I began my research on Gulag in 2015, however, it wasn’t anything new to me because I had known about Stalinist repressions since my childhood. And this is why this wasn’t anything completely new. The only thing I didn’t know was such an amount of specific information, names, places. But I finally understood that I should deal with this topic in the spring of 2015 when I was in the Russian North and a local began to explain that there weren’t any camps besides Solovki. Then he started to explain that his girlfriend’s father escaped from a camp in Severodvinsk (then Molotovska) and reached Kargopol (in the south of Arkhangelsk Oblast) on the ice from the Northern Dvina River on foot. This distance is comparable with the length of such a country as France. And I can’t believe if this is a myth or not, but the information that Arkhangelsk Oblast didn’t have any other camps became a reason to study this theme.

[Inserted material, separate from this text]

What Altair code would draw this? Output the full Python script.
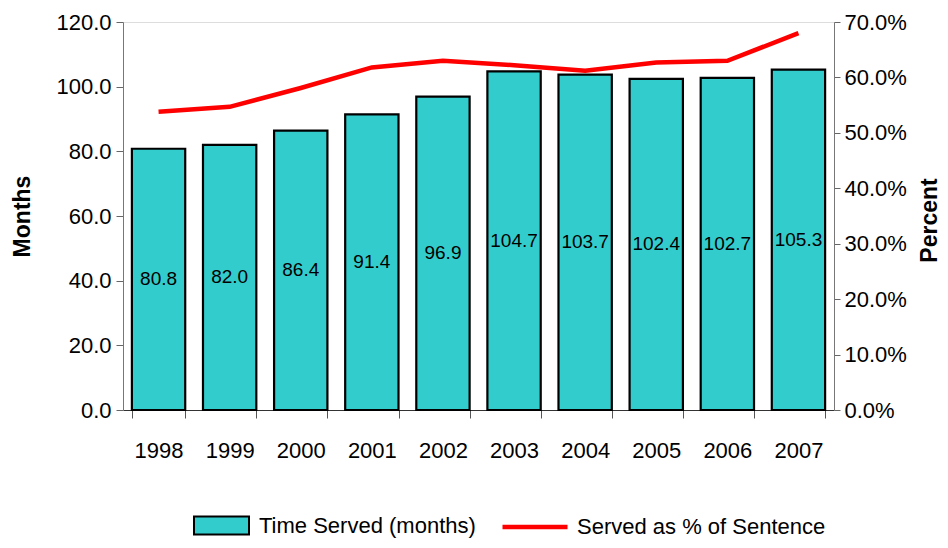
import altair as alt
import pandas as pd

years = ["1998", "1999", "2000", "2001", "2002", "2003", "2004", "2005", "2006", "2007"]
months = [80.8, 82.0, 86.4, 91.4, 96.9, 104.7, 103.7, 102.4, 102.7, 105.3]
pct = [53.8, 54.7, 58.1, 61.8, 63.0, 62.2, 61.2, 62.7, 63.0, 68.0]

bar_name = "Time Served (months)"
line_name = "Served as % of Sentence"

df = pd.DataFrame({
    "year": years,
    "months": months,
    "pct": [p / 100 for p in pct],
    "bar_series": [bar_name] * len(years),
    "line_series": [line_name] * len(years),
})

FONT = "Liberation Sans, Arial"

x = alt.X(
    "year:N",
    scale=alt.Scale(paddingInner=0.25, paddingOuter=0.125),
    axis=alt.Axis(
        title=None, labelAngle=0, labelFont=FONT, labelFontSize=22,
        labelColor="#000", tickBand="extent", tickSize=8, tickColor="#555",
        domainColor="#333", labelPadding=22,
    ),
)

base = alt.Chart(df)

bars = base.mark_bar(stroke="#000", strokeWidth=2.2).encode(
    x=x,
    y=alt.Y(
        "months:Q",
        scale=alt.Scale(domain=[0, 120], nice=False),
        axis=alt.Axis(
            title="Months", values=[0, 20, 40, 60, 80, 100, 120], format=".1f",
            labelFont=FONT, labelFontSize=22, labelColor="#000",
            tickSize=7, tickColor="#666", domainColor="#777", labelPadding=5,
            grid=False, titleFont=FONT, titleFontWeight="bold",
            titleFontSize=23, titleColor="#000", titleX=-101, titleY=194,
            titleAngle=270, titleBaseline="middle", titleAlign="center",
        ),
    ),
    fill=alt.Fill(
        "bar_series:N",
        scale=alt.Scale(domain=[bar_name], range=["#33CCCC"]),
        legend=alt.Legend(
            title=None, orient="none", legendX=70, legendY=475,
            symbolType="M-1,-0.33H1V0.33H-1Z", symbolSize=3025,
            symbolStrokeColor="#000", symbolStrokeWidth=2,
            labelFont=FONT, labelFontSize=22, labelColor="#000",
            labelOffset=9, labelLimit=0, padding=0,
        ),
    ),
)

labels = base.transform_calculate(mid="datum.months / 2").mark_text(
    font=FONT, fontSize=19, color="#000", baseline="middle"
).encode(
    x=alt.X("year:N"),
    y=alt.Y("mid:Q", scale=alt.Scale(domain=[0, 120], nice=False)),
    text=alt.Text("months:Q", format=".1f"),
)

left = alt.layer(bars, labels)

line = base.mark_line(strokeWidth=4.5).encode(
    x=alt.X("year:N"),
    y=alt.Y(
        "pct:Q",
        scale=alt.Scale(domain=[0, 0.7], nice=False),
        axis=alt.Axis(
            title="Percent", orient="right", values=[0, 0.1, 0.2, 0.3, 0.4, 0.5, 0.6, 0.7],
            format=".1%", labelFont=FONT, labelFontSize=22, labelColor="#000",
            tickSize=6, tickColor="#666", domainColor="#777", labelPadding=4,
            grid=False, titleFont=FONT, titleFontWeight="bold",
            titleFontSize=23, titleColor="#000", titleX=95, titleY=198,
            titleAngle=270, titleBaseline="middle", titleAlign="center",
        ),
    ),
    stroke=alt.Stroke(
        "line_series:N",
        scale=alt.Scale(domain=[line_name], range=["#FF0000"]),
        legend=alt.Legend(
            title=None, orient="none", legendX=377, legendY=470,
            symbolType="stroke", symbolSize=4225, symbolStrokeWidth=4.5,
            labelFont=FONT, labelFontSize=22, labelColor="#000",
            labelOffset=7, labelLimit=0, padding=0,
        ),
    ),
)

chart = alt.layer(left, line).resolve_scale(y="independent").properties(
    width=711,
    height=388,
    autosize=alt.AutoSizeParams(type="none"),
    padding={"left": 115, "top": 14, "right": 106, "bottom": 130},
).configure_view(stroke=None).configure(background="#ffffff")

chart.save("out.html", embed_options={"renderer": "svg", "actions": False})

I study more the issue of how the Gulag topic was discussed after the camps closed. My research is dedicated to the memorial Gulag museums. I study how this topic began to be discussed by both former prisoners and people who had nothing to do with the camps, how this topic of Gulag memory had developed in post-Soviet Russia until now.
My research is dedicated to the memorial Gulag museums. I study how this topic began to be discussed by both former prisoners and people who had nothing to do with the camps, how this topic of Gulag memory had developed in post-Soviet Russia until now
Will your book on the history of the creation of camps for political prisoners see the light?
I hope so. A dissertation first, the book then.
Why are Gulag museums are needed today? Why should they exist?
As a researcher, I ask a question about the necessity of such a museum and the correctness of this way to talk about the past. It is one of the examples of how one can talk about the past — through expositions, through projects, through artefacts, personal belongings of people who were in Gulag, some boards, fragments of barracks, wires, cups, bowls brought from the camp. A museum is a kind of institution of preservation and conservation of the past. In this case, humankind hasn’t invented anything better. There are formats of virtual museums, they haven’t spread as much as real museums so far where original things of that era lie. They do stress the historical authenticity — it is not just some forgery but real things of that era. I think no memorial museum has a correct or wrong strategy. First of all, they should conserve the material, they digitalise documents, interview those who were in Gulag. It is kind of historical and social institutions forming a civil society and showing that sometimes human rights are violated. It isn’t about Gulag museums only but also the Holocaust and other similar museums.